Kepala Balai Prasarana Permukiman Wilayah Sulawesi Tengah, Ferdinand Kana Lo, mengungkapkan, telah tersedia Posko Pelayanan Hukum bagi warga yang ingin mengajukan gugatan atau permasalahan hukum soal lahan hunian tetap (huntap), baik itu di wilayah Tondo 1, Tondo 2, Kelurahan Talise, dan Kelurahan Duyu.
“Kemarin melalui Danrem Tadulako sebagai Ketua Percepatan Rehab Rekon pada rapat awal Januari itu di kantor saya telah mengambil beberapa jalan keluar terkait permasalahan lahan huntap yang banyak diklaim warga, salah satunya kami telah membentuk Posko untuk penanganan lahan dan Posko WTB (Warga Terdampak Bencana), karena WTB ini sering terombang ambing, apakah ingin mengambil huntap atau tidak,” ungkap Ferdinand di Palu beberapa waktu lalu.
“Dan kita ketahui skema pembangunan Huntap di Kota Palu ini yang paling mudah dengan menggunakan tanah negara, yaitu eks HGU/HGB, walaupun di atas tanah negara ini banyak problem namun hal itu terbilang mudah untuk diatasi, karena aslinya itu tanah negara,” ungkapnya lagi.
Kalau memang, kata Ferdinand, jika dikemudian hari ada warga punya hak secara hukum di atas HGU/HGB tersebut, pastinya akan diganti oleh negara.
“Karena ada undang-undang kebencanaan yang memang melindungi warga terkait itu, kalau memang kita ambil sekarang pasti akan diproses ganti ruginya sesuai dengan prosedur yang berlaku,” jelasnya.
Fedinand pun berharap jika warga yang merasa punya hak di atas lahan HGU/HGB yang akan dibangun huntap tersebut untuk melaporkannya ke Posko WTB maupun Posko Penanganan Lahan Huntap.
“Sudah 2 tahun permasalahan ini tidak tuntas-tuntas, saya harapkan saudara-saudara yang merasa punya hak atas lahan yang diserahkan BPN/ATR kepada Kementerian PUPR, kita bisa bantu melalui posko itu dengan upaya hukum. Bahkan Kepala Kejaksaan Tinggi Sulteng bersedia menyediakan pengacara/advokat untuk itu,” katanya.
Namun, kata Ferdinand, banyak warga yang merasa punya hak di atas lahan huntap itu tidak mau mengajukan upaya hukum.
“Kalau merasa kalah, kan kemarin Wali Kota sudah membuka ruang mediasi, dan Wali Kota akan menggunakan hak diskresinya, karena Pemkot Palu memiliki 50 hektar lahan.

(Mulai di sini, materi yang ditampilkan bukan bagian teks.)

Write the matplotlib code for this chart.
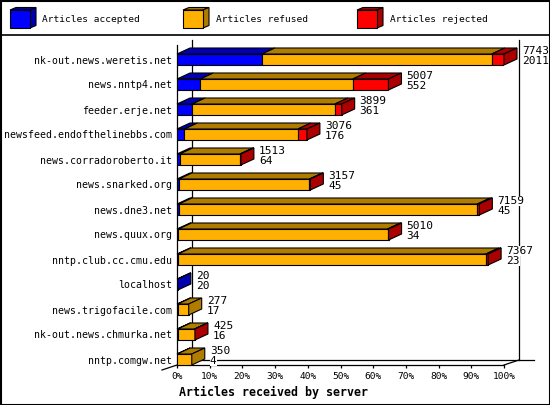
import numpy as np
import matplotlib
matplotlib.use("Agg")
import matplotlib.pyplot as plt
from matplotlib.patches import Polygon, Rectangle

# data: articles per server
servers = ["nk-out.news.weretis.net", "news.nntp4.net", "feeder.erje.net",
           "newsfeed.endofthelinebbs.com", "news.corradoroberto.it",
           "news.snarked.org", "news.dne3.net", "news.quux.org",
           "nntp.club.cc.cmu.edu", "localhost", "news.trigofacile.com",
           "nk-out.news.chmurka.net", "nntp.comgw.net"]
totals = [7743, 5007, 3899, 3076, 1513, 3157, 7159, 5010, 7367, 20, 277, 425, 350]
accepted = [2011, 552, 361, 176, 64, 45, 45, 34, 23, 20, 17, 16, 4]
rejected = [291, 845, 159, 213, 24, 20, 47, 25, 55, 0, 0, 10, 0]
refused = [t - a - r for t, a, r in zip(totals, accepted, rejected)]

series_names = ["Articles accepted", "Articles refused", "Articles rejected"]
front_cols = ["#0000ff", "#ffb000", "#ff0000"]
shade_cols = ["#0000b0", "#b07c00", "#aa0000"]
xticks = list(range(0, 101, 10))
xlabels = ["%d%%" % v for v in xticks]

mono = "DejaVu Sans Mono"
W, H = 550, 405
fig = plt.figure(figsize=(5.5, 4.05), dpi=100)
fig.patch.set_facecolor("white")

# plot axes: front plane, pixel box 177..504 x 45..365
x0, x1, y0, y1 = 177, 504, 45, 365
row0, rowstep = 59.5, 25.0
ax = fig.add_axes([x0 / W, (H - y1) / H, (x1 - x0) / W, (y1 - y0) / H])
ax.set_xlim(0, 100)
ax.set_ylim((y1 - row0) / rowstep, (y0 - row0) / rowstep)
ax.set_facecolor("none")
for s in ["top", "right"]:
    ax.spines[s].set_visible(False)
for s in ["left", "bottom"]:
    ax.spines[s].set_linewidth(0.9)

px = 100.0 / (x1 - x0)     # percent per pixel
py = 1.0 / rowstep         # rows per pixel
lw = 0.8

# back wall of the 3d box
wdx, wdy = 15 * px, -5 * py
ybot = ax.get_ylim()[0]
ytop = ax.get_ylim()[1]
kw = dict(color="black", lw=0.9, clip_on=False, zorder=1)
ax.plot([wdx, wdx], [ybot + wdy, ytop + wdy], **kw)
ax.plot([100 + wdx, 100 + wdx], [ybot + wdy, ytop + wdy], **kw)
ax.plot([wdx, 100 + 2 * wdx], [ybot + wdy, ybot + wdy], **kw)
ax.plot([wdx, -wdx], [ybot + wdy, ybot - wdy], **kw)
ax.plot([100, 100 + wdx], [ybot, ybot + wdy], **kw)

# bars
tmax = max(totals)
bh = 11 * py
ddx, ddy = 13 * px, -6 * py
for i in range(len(servers)):
    vals = [accepted[i], refused[i], rejected[i]]
    pct = [v * 100.0 / tmax for v in vals]
    left = 0.0
    last = 0
    for k in range(3):
        w = pct[k]
        if w <= 0:
            continue
        ax.barh(i, w, left=left, height=bh, color=front_cols[k],
                edgecolor="black", linewidth=lw, zorder=3)
        top = i - bh / 2
        ax.add_patch(Polygon([(left, top), (left + w, top), (left + w + ddx, top + ddy),
                              (left + ddx, top + ddy)], closed=True,
                             facecolor=shade_cols[k], edgecolor="black",
                             linewidth=lw, zorder=3, clip_on=False))
        left += w
        last = k
    end = left
    ax.add_patch(Polygon([(end, i - bh / 2), (end + ddx, i - bh / 2 + ddy),
                          (end + ddx, i + bh / 2 + ddy), (end, i + bh / 2)], closed=True,
                         facecolor=shade_cols[last], edgecolor="black",
                         linewidth=lw, zorder=3, clip_on=False))
    tx = end + 18 * px
    ax.text(tx, i - 8.5 * py, str(totals[i]), family=mono, fontsize=8,
            va="center", ha="left", zorder=4, clip_on=False,
            bbox=dict(facecolor="white", edgecolor="none", pad=0))
    ax.text(tx, i + 1.5 * py, str(accepted[i]), family=mono, fontsize=8,
            va="center", ha="left", zorder=4, clip_on=False,
            bbox=dict(facecolor="white", edgecolor="none", pad=0))

ax.set_yticks(range(len(servers)))
ax.set_yticklabels(servers, family=mono, fontsize=7.1)
ax.tick_params(axis="y", length=0, pad=3.6)
ax.set_xticks(xticks)
ax.set_xticklabels(xlabels, family=mono, fontsize=6.8)
ax.tick_params(axis="x", length=2.4, width=0.9, pad=2.5, direction="out")

fig.text(179 / W, 1 - 392 / H, "Articles received by server", family=mono,
         fontsize=8.4, fontweight="bold", ha="left", va="center")

# legend strip at the top
lax = fig.add_axes([0, 0, 1, 1])
lax.set_xlim(0, W)
lax.set_ylim(H, 0)
lax.axis("off")
lax.set_zorder(-1)
lax.plot([0, W], [35, 35], color="black", lw=1.2)
lax.add_patch(Rectangle((0.5, 0.5), W - 1, H - 1, fill=False, edgecolor="black", lw=1.5))
for k, (cx, txx) in enumerate([(10, 42), (183, 216), (357, 390)]):
    fw, fh, dx, dy = 20, 18, 6, -2.5
    fy = 10
    lax.add_patch(Polygon([(cx, fy), (cx + fw, fy), (cx + fw + dx, fy + dy), (cx + dx, fy + dy)],
                          closed=True, facecolor=shade_cols[k], edgecolor="black", lw=lw))
    lax.add_patch(Polygon([(cx + fw, fy), (cx + fw + dx, fy + dy), (cx + fw + dx, fy + fh + dy),
                           (cx + fw, fy + fh)], closed=True, facecolor=shade_cols[k],
                          edgecolor="black", lw=lw))
    lax.add_patch(Rectangle((cx, fy), fw, fh, facecolor=front_cols[k], edgecolor="black", lw=lw))
    lax.text(txx, 20, series_names[k], family=mono, fontsize=6.8, va="center", ha="left")

fig.savefig("out.png", dpi=100)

Namun waktu pertemuan soal ini tidak ada kesepakatan yang dicapai, maka pasca pertemuan dengan warga itu, kami bersama Forkompimda langsung melakukan rapat. Dan hasilnya memerintahkan pihak Balai Prasarana Permukiman Wilayah Sulawesi Tengah untuk eksekusi lahan,” jelasnya.
Ferdinand mengungkapkan, pascaeksekusi lahan itu, kemudian persoalan ini mengalami kebuntuan, namun Bank Dunia sebagai donatur (dana pinjaman) tidak ingin hal ini terjadi.

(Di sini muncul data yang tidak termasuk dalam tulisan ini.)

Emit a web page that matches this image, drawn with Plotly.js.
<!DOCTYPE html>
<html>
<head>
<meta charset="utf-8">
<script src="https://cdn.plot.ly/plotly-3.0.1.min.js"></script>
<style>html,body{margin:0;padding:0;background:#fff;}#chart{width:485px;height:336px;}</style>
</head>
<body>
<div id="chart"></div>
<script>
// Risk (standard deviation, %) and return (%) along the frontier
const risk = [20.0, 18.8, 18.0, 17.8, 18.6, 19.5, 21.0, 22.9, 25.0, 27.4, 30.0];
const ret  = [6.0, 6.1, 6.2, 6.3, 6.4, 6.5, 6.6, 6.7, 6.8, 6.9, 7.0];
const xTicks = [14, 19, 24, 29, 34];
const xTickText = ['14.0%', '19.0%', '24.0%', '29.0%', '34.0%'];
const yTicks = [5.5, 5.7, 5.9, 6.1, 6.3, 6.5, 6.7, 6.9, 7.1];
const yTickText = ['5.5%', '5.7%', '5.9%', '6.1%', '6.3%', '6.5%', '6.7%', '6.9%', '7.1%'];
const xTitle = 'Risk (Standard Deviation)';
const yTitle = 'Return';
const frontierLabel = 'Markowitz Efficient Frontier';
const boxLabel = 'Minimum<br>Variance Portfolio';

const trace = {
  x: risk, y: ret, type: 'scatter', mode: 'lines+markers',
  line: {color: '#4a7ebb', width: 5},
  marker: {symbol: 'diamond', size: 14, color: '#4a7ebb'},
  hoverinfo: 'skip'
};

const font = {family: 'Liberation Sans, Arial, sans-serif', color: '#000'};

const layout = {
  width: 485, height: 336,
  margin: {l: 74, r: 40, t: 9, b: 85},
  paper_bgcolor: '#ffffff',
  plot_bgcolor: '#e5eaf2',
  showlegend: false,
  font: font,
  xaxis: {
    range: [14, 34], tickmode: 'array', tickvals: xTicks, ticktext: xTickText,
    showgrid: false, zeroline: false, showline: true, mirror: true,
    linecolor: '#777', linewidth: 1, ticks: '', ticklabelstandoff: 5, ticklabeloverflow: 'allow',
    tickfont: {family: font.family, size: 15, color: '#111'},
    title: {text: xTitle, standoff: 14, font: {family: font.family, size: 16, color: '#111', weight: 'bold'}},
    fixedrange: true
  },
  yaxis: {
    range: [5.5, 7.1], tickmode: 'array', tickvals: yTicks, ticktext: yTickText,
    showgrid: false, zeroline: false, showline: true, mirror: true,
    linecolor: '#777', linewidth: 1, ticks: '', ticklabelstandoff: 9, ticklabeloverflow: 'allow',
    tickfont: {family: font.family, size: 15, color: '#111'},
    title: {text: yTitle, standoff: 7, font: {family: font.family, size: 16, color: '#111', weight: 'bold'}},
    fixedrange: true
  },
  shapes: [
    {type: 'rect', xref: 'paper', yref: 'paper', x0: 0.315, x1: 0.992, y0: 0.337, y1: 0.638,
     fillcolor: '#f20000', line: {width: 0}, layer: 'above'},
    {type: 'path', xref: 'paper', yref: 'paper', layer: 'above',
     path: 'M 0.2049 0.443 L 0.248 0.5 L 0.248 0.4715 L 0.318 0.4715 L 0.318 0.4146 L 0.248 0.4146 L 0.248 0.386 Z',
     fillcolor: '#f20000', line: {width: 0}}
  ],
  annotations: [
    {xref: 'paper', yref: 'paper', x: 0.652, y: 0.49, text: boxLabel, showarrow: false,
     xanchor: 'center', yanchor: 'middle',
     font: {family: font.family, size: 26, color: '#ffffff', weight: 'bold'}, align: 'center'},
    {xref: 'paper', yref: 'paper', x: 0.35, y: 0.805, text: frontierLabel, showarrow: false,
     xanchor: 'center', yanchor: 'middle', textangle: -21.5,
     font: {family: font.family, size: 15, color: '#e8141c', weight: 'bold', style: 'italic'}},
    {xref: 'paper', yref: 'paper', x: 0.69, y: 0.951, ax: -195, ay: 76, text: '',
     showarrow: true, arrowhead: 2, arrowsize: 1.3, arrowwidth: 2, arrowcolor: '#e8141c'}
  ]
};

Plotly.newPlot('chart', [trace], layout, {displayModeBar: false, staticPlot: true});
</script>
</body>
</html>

“Bank Dunia sebagai pemberi pinjaman ingin hal ini (soal lahan) clear, tidak ada masalah. Oleh karena itu, kami berharap Posko itu bisa berfungsi maksimal. SK Wali Kota soal Posko itu sudah ada, Ketuanya Kepala Bappeda, saya anggota,” jelasnya.
“Saya minta cek bagaimana Posko ini apakah sudah berjalan atau belum, karena saya ini cuma anggota. Kemarin Pak Wali Kota minta saya mengambil inisiatif terkait Posko ini, bagaimana caranya saya cuma anggota. Jadi kita tunggu saja,” katanya.
Kata dia, secara faktual lahan huntap itu sudah dikuasai PUPR, namun secara administratifnya belum dipegang oleh PUPR.
“Karena untuk kelanjutan pembangunan huntap itu, Bank Dunia kan minta Dokumen LARAP (Land Acquisition and Resetlement Action Plan), dan dalam dokumen ini harus tercantum penyelesaian lahan huntap itu seperti apa. Nah, jalan keluar saya ambil kemarin yakni mengadakan lahan garansi bagi Bank Dunia, contohnya di Tondo 2 sekitar 5 hektar. Jika tidak begini Bank Dunia hentikan pinjamannya, karena kita punya perjanjian dengan Bank Dunia,” jelasnya.